> Look how much hatred there is for Neuralink. A company actually trying to productize and bring to market a device that will allow quadriplegic people to move and walk again
People are wary of Neuralink because of how big tech manipulates peoples and pollutes society for profit, not because they are opposed to helping quadriplegics.
I agree there are things to be wary of, all new tech is a double edged sword. But the pro’s obviously outweigh the cons in the same way the internet and smart phones have.
You’ll find very few people who will say they would prefer to live in a world where all humanity’s collective knowledge is not instantly accessible to everyone. You used to have to drive to the library to look things up! Is that old world better? Heck no.
It will be the same with neural implants. Overcoming neurological illness and giving everyone’s brain super computer capabilities are worth the risk.
> But the pro’s obviously outweigh the cons in the same way the internet and smart phones have
I suspect we're just starting to realize the extent of the cons for both of those things. The internet we probably have to accept was worth it, but you can probably already imagine ways that smart phones could be abused today which would be far worse than the convinces they offer. We're just sort of hoping that those types of abuses wont happen or aren't already happening.
The problem we have is that good tech designed to work for us is increasingly being turned against us, and new tech is being explicitly designed from day one to be adversarial. I'm already avoiding a lot of technology and modifying other technology to avoid the harms. No way would I ever risk handing direct access/control of my brain to a third party who wants to exploit me.
> in the same way the internet and smart phones have
I think the jury is very much still out on that one. I just got on Facebook for the first time in almost 10 years, and the comments on 'suggested' content have made me seriously question whether society was ready for these technologies. The corrosive impact of the falsehoods that are being thrown around has only begun to take effect.
People have always thrown around corrosive falsehoods like you wouldn't believe. At least modern social networks also let others spread corrections and counteractions to common myths and bullshit political beliefs.
I'd love to see some modern polyannas about "misinformation" hop into a time machine and then spend even a few days talking to any average group of people about their general beliefs in the mid 20th century on downard, or just take a look at the kind of utter invented garbage and hyperbole that was constantly peddled and regularly sold to wide swathes of the public by government and media organizations of all kinds so much more easily in previos decades and centuries.
Humans love to invent stories based on tribal notions and biases, so falsehoods never go away even in the most advanced communication age in human history, but historically, we're not doing so bad, simply because the cost of spreading any idea is now lower than ever previously and the means for doing so are more widely available than they've ever been, letting things average out much more rapidly towards message dilution. Anything in the opposite direction, and any centralized "vigilance" of supposed wrong ideas will only take us back to a place where a small number control more narrative than they ever should, and that small number will always tend towards dictating based on selfish interest.
Generating knowledge and novel concepts requires privacy and control over the concept.

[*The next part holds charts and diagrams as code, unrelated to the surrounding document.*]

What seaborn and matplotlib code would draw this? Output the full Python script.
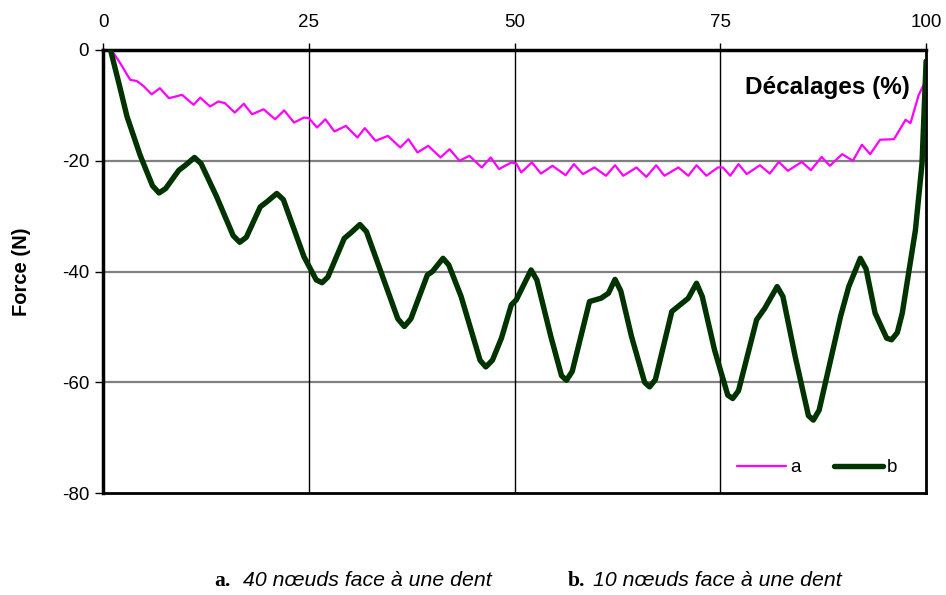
import numpy as np
import pandas as pd
import matplotlib
matplotlib.use("Agg")
import matplotlib.pyplot as plt
import seaborn as sns

# Courbe a : 40 noeuds face a une dent
a_x = [1.0, 2.0, 3.3, 4.1, 4.9, 5.9, 6.9, 8.0, 9.6, 11.0, 11.8, 13.0, 14.0, 14.8,
       16.0, 17.1, 18.1, 19.5, 20.9, 22.0, 23.2, 24.4, 25.0, 26.0, 27.0, 28.1,
       29.5, 30.9, 31.8, 33.1, 34.6, 36.1, 37.1, 38.2, 39.5, 41.0, 42.1, 43.3,
       44.5, 46.0, 47.1, 48.1, 49.6, 50.2, 50.8, 52.1, 53.2, 54.6, 56.2, 57.2,
       58.3, 59.7, 61.1, 62.2, 63.2, 64.8, 66.0, 67.2, 68.2, 69.9, 71.1, 72.1,
       73.3, 74.7, 75.3, 76.2, 77.2, 78.2, 79.8, 81.0, 82.1, 83.2, 84.9, 86.0,
       87.3, 88.3, 89.8, 91.1, 92.2, 93.2, 94.4, 96.1, 97.5, 98.1, 99.1, 99.8,
       100.0]
a_y = [0.0, -2.2, -5.4, -5.6, -6.5, -8.0, -6.9, -8.7, -8.1, -9.9, -8.6, -10.2, -9.3, -9.6,
       -11.3, -9.7, -11.6, -10.7, -12.5, -10.9, -13.1, -12.2, -12.3, -14.0, -12.5, -14.7,
       -13.7, -15.8, -14.1, -16.4, -15.5, -17.6, -16.1, -18.5, -17.3, -19.4, -17.9, -20.0,
       -19.1, -21.2, -19.4, -21.5, -20.3, -20.5, -22.1, -20.3, -22.3, -20.9, -22.6, -20.6,
       -22.4, -21.2, -22.7, -20.8, -22.7, -21.2, -22.9, -20.8, -22.7, -21.2, -22.7, -20.8,
       -22.7, -21.2, -21.2, -22.7, -20.6, -22.4, -20.8, -22.3, -20.2, -21.8, -20.2, -21.7,
       -19.3, -20.9, -18.8, -20.0, -17.1, -18.8, -16.2, -16.1, -12.6, -13.2, -8.1, -6.0,
       -3.5]

# Courbe b : 10 noeuds face a une dent
b_x = [0.9, 2.0, 2.9, 4.5, 6.0, 6.8, 7.6, 9.2, 10.0, 11.1, 11.9, 13.8, 15.8, 16.6,
       17.4, 19.1, 19.9, 21.1, 21.9, 24.4, 25.9, 26.6, 27.3, 29.3, 30.1, 31.2, 32.0,
       35.8, 36.6, 37.4, 39.4, 40.0, 41.3, 42.0, 43.5, 45.8, 46.5, 47.3, 48.4, 49.6,
       50.2, 52.0, 52.7, 54.4, 55.7, 56.3, 57.0, 59.1, 60.5, 61.4, 62.2, 62.9, 64.2,
       65.8, 66.4, 67.1, 69.1, 71.1, 72.1, 72.8, 74.3, 75.9, 76.5, 77.2, 79.4, 80.4,
       81.9, 82.6, 84.1, 85.7, 86.3, 87.0, 89.6, 90.6, 92.0, 92.7, 93.8, 95.2, 95.8,
       96.5, 97.1, 98.7, 99.5, 100.0]
b_y = [0.0, -6.5, -12.0, -19.0, -24.5, -25.8, -25.0, -21.7, -20.8, -19.4, -20.5, -26.5, -33.5, -34.7,
       -33.8, -28.3, -27.4, -25.9, -27.0, -37.3, -41.5, -42.0, -41.0, -34.0, -33.0, -31.5, -32.8,
       -48.5, -49.9, -48.5, -40.6, -40.0, -37.6, -38.8, -44.5, -56.0, -57.2, -56.0, -52.0, -46.0,
       -45.1, -39.7, -41.5, -51.7, -58.8, -59.6, -58.0, -45.4, -44.8, -43.9, -41.4, -43.5, -51.7,
       -60.0, -60.8, -59.5, -47.2, -44.8, -42.1, -44.5, -54.2, -62.3, -62.9, -61.5, -48.7, -46.6,
       -42.7, -44.5, -55.4, -66.0, -66.8, -65.0, -48.1, -42.7, -37.6, -39.5, -47.5, -52.0, -52.3,
       -51.0, -47.5, -32.5, -20.5, -2.0]

x_ticks = [0, 25, 50, 75, 100]
y_ticks = [0, -20, -40, -60, -80]

sns.set_style("white")
plt.rcParams['font.family'] = ['Liberation Sans', 'DejaVu Sans']
plt.rcParams['axes.unicode_minus'] = False
plt.rcParams['text.color'] = 'black'
plt.rcParams['axes.labelcolor'] = 'black'
plt.rcParams['xtick.color'] = 'black'
plt.rcParams['ytick.color'] = 'black'

fig = plt.figure(figsize=(9.46, 5.95), dpi=100)
ax = fig.add_axes([0.109, 0.171, 0.870, 0.745])

# grille
for y in [-20, -40, -60]:
    ax.axhline(y, color='#808080', lw=1.6, zorder=1)
for x in [25, 50, 75]:
    ax.axvline(x, color='black', lw=1.0, zorder=1)

sns.lineplot(x=a_x, y=a_y, ax=ax, color='#FF00FF', lw=1.6, label='a', sort=False,
             zorder=3, solid_joinstyle='round')
sns.lineplot(x=b_x, y=b_y, ax=ax, color='#003300', lw=3.9, label='b', sort=False,
             zorder=4, solid_joinstyle='round', solid_capstyle='round')

ax.set_xlim(0, 100)
ax.set_ylim(-80, 0)
ax.set_xticks(x_ticks)
ax.set_yticks(y_ticks)
ax.set_yticklabels([str(v) for v in y_ticks])
ax.xaxis.tick_top()
ax.tick_params(axis='x', direction='out', length=5, width=1, labelsize=13.5, pad=9)
ax.tick_params(axis='y', direction='out', length=6, width=1, labelsize=13.5, pad=4)
ax.tick_params(axis='y', left=True)
ax.tick_params(axis='x', top=True)

for side, w in [('top', 2.5), ('left', 2.5), ('bottom', 2.0), ('right', 2.0)]:
    ax.spines[side].set_color('black')
    ax.spines[side].set_linewidth(w)

ax.set_xlabel('')
ax.set_ylabel('Force (N)', fontsize=14.5, fontweight='bold', labelpad=22)
ax.text(0.98, 0.916, 'Décalages (%)', transform=ax.transAxes, ha='right', va='center',
        fontsize=17.5, fontweight='bold', zorder=5)

ax.legend(loc='lower right', bbox_to_anchor=(0.985, 0.0), ncol=2, frameon=False,
          fontsize=13.5, handlelength=2.6, handletextpad=0.2, columnspacing=1.8)

# légende du bas
fig.text(0.227, 0.015, 'a.', fontsize=15.5, fontweight='bold', family=['Liberation Serif'])
fig.text(0.257, 0.015, '40 nœuds face à une dent', fontsize=15.3, style='italic')
fig.text(0.600, 0.015, 'b.', fontsize=15.5, fontweight='bold', family=['Liberation Serif'])
fig.text(0.627, 0.015, '10 nœuds face à une dent', fontsize=15.3, style='italic')

fig.savefig('out.png', dpi=100)
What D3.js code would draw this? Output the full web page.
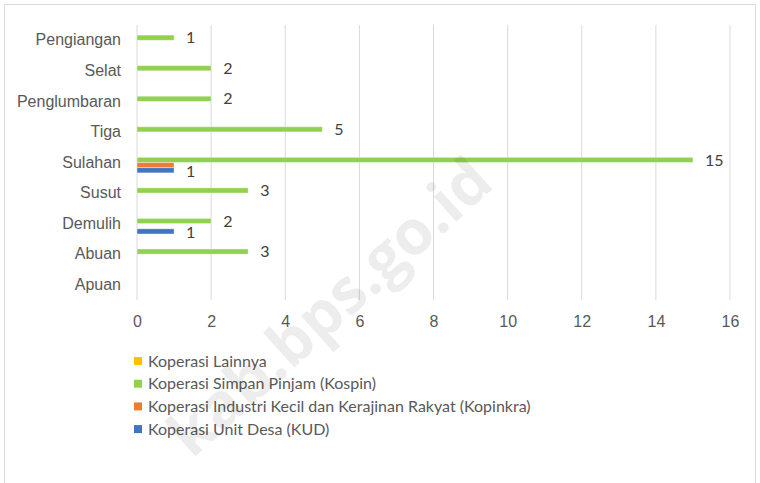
<!DOCTYPE html>
<html>
<head>
<meta charset="utf-8">
<script src="https://cdn.jsdelivr.net/npm/d3@7"></script>
<style>
  body { margin: 0; background: #fff; }
  svg { display: block; font-family: Lato, "Noto Sans", sans-serif; }
  .tick text { fill: #595959; }
</style>
</head>
<body>
<div id="chart"></div>
<script>
// categories top to bottom
const villages = ["Pengiangan", "Selat", "Penglumbaran", "Tiga", "Sulahan", "Susut", "Demulih", "Abuan", "Apuan"];
// series drawn top to bottom inside each group
const seriesNames = [
  "Koperasi Lainnya",
  "Koperasi Simpan Pinjam (Kospin)",
  "Koperasi Industri Kecil dan Kerajinan Rakyat (Kopinkra)",
  "Koperasi Unit Desa (KUD)"
];
const seriesColors = ["#ffc000", "#92d050", "#ed7d31", "#4472c4"];
const lainnya  = [0, 0, 0, 0, 0, 0, 0, 0, 0];
const kospin   = [1, 2, 2, 5, 15, 3, 2, 3, 0];
const kopinkra = [0, 0, 0, 0, 1, 0, 0, 0, 0];
const kud      = [0, 0, 0, 0, 1, 0, 1, 0, 0];
const showLabel = [true, true, false, true]; // Kopinkra label hidden in the original
const xTicks = [0, 2, 4, 6, 8, 10, 12, 14, 16];

const values = [lainnya, kospin, kopinkra, kud];
const W = 760, H = 483;
const margin = { top: 25, left: 137, right: 30, bottom: 183 };
const fs = 16;

const svg = d3.select("#chart").append("svg")
  .attr("width", W).attr("height", H);

svg.append("rect")
  .attr("x", 4.5).attr("y", 4.5)
  .attr("width", 751).attr("height", 500)
  .attr("fill", "#fff").attr("stroke", "#d9d9d9");

const x = d3.scaleLinear().domain([0, 16]).range([margin.left, W - margin.right]);
const y = d3.scaleBand().domain(villages).range([margin.top, H - margin.bottom]).paddingInner(0.32).paddingOuter(0.16);
const ys = d3.scaleBand().domain(d3.range(seriesNames.length)).range([0, y.bandwidth()]);

// grid
svg.append("g").selectAll("line").data(xTicks).join("line")
  .attr("x1", d => x(d)).attr("x2", d => x(d))
  .attr("y1", margin.top).attr("y2", H - margin.bottom)
  .attr("stroke", "#d9d9d9").attr("stroke-width", 1);

// x axis labels
const xAxis = svg.append("g")
  .attr("transform", `translate(0,${H - margin.bottom + 12})`)
  .call(d3.axisBottom(x).tickValues(xTicks).tickSize(0).tickPadding(4));
xAxis.select(".domain").remove();
xAxis.selectAll("text").attr("font-size", fs);

// y axis labels
const yAxis = svg.append("g")
  .attr("transform", `translate(${margin.left - 16},0)`)
  .call(d3.axisLeft(y).tickSize(0).tickPadding(0));
yAxis.select(".domain").remove();
yAxis.selectAll("text").attr("font-size", fs);

// bars
const rows = [];
values.forEach((arr, s) => arr.forEach((v, i) => rows.push({ s, v, cat: villages[i] })));

svg.append("g").selectAll("rect").data(rows.filter(d => d.v > 0)).join("rect")
  .attr("x", x(0))
  .attr("y", d => y(d.cat) + ys(d.s))
  .attr("width", d => x(d.v) - x(0))
  .attr("height", ys.bandwidth())
  .attr("fill", d => seriesColors[d.s])
  .attr("stroke", "#fff").attr("stroke-opacity", 0.5).attr("stroke-width", 0.8);

svg.append("g").selectAll("text").data(rows.filter(d => d.v > 0 && showLabel[d.s])).join("text")
  .attr("x", d => x(d.v) + 12)
  .attr("y", d => y(d.cat) + ys(d.s) + ys.bandwidth() / 2 + (d.s === 3 ? 1 : 0))
  .attr("dy", "0.35em")
  .attr("font-size", fs)
  .attr("fill", "#404040")
  .text(d => d.v);

// legend
const legend = svg.append("g").attr("transform", "translate(134,361)");
const li = legend.selectAll("g").data(seriesNames).join("g")
  .attr("transform", (d, i) => `translate(0,${i * 22.7})`);
li.append("rect").attr("x", 0).attr("y", -4).attr("width", 8).attr("height", 8)
  .attr("fill", (d, i) => seriesColors[i]);
li.append("text").attr("x", 14).attr("dy", "0.35em")
  .attr("font-size", fs).attr("fill", "#595959").text(d => d);

// watermark
svg.append("text")
  .attr("transform", "translate(496,186) rotate(-42)")
  .attr("text-anchor", "end")
  .attr("font-size", 62).attr("font-weight", "bold")
  .attr("font-family", "'Open Sans', sans-serif")
  .attr("fill", "#000").attr("fill-opacity", 0.07)
  .text("kab.bps.go.id");
</script>
</body>
</html>
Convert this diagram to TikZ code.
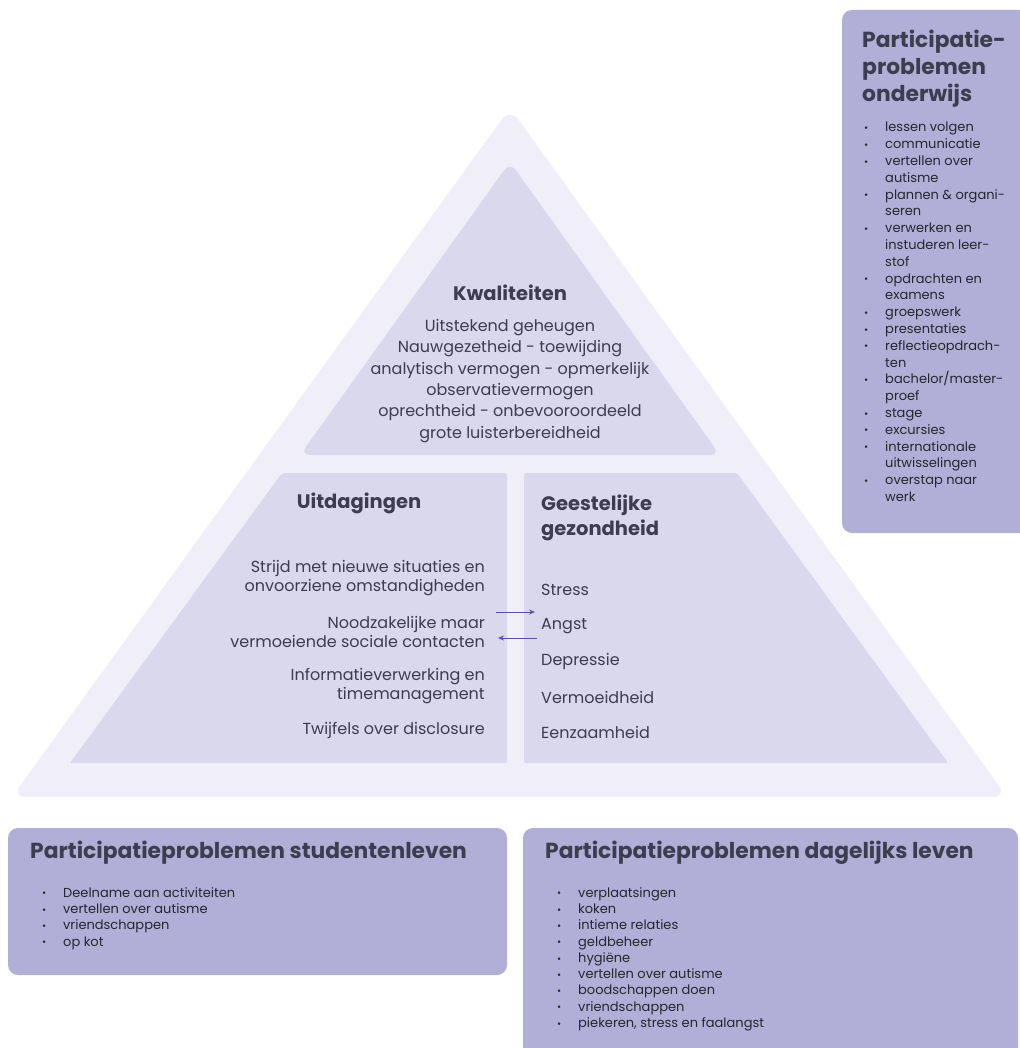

Instant access to knowledge has cheapened and diluted the process of creating new concepts.
The guys who put knowledge on the 'internet shelf' are not the guys who made the valueable knowledge in the first place.
The best way to create knowledge is to isolate concepts, structures and relationships into the human mind.
As soon as a concept stops being literally secret, it becomes infintely less worthwhile. Nobody works on hard intellectual problems any more because they've been massively cheapened by CTRL C, and CTRL V functionality.
The James Bond-ian culture of spies fighting over a hidden concept, is not just a flight of fancy at the movie theatres, it is one of the best culturally visible examples of how to develop and keep secret, aka. a new concept.
Spying, duplicating and publicating knowledge into instant-access platforms, is way more dangerous than anyone publicly admits.
People are wary of Neuralink because of how big tech manipulates peoples and pollutes society for profit, not because they are opposed to helping quadriplegics.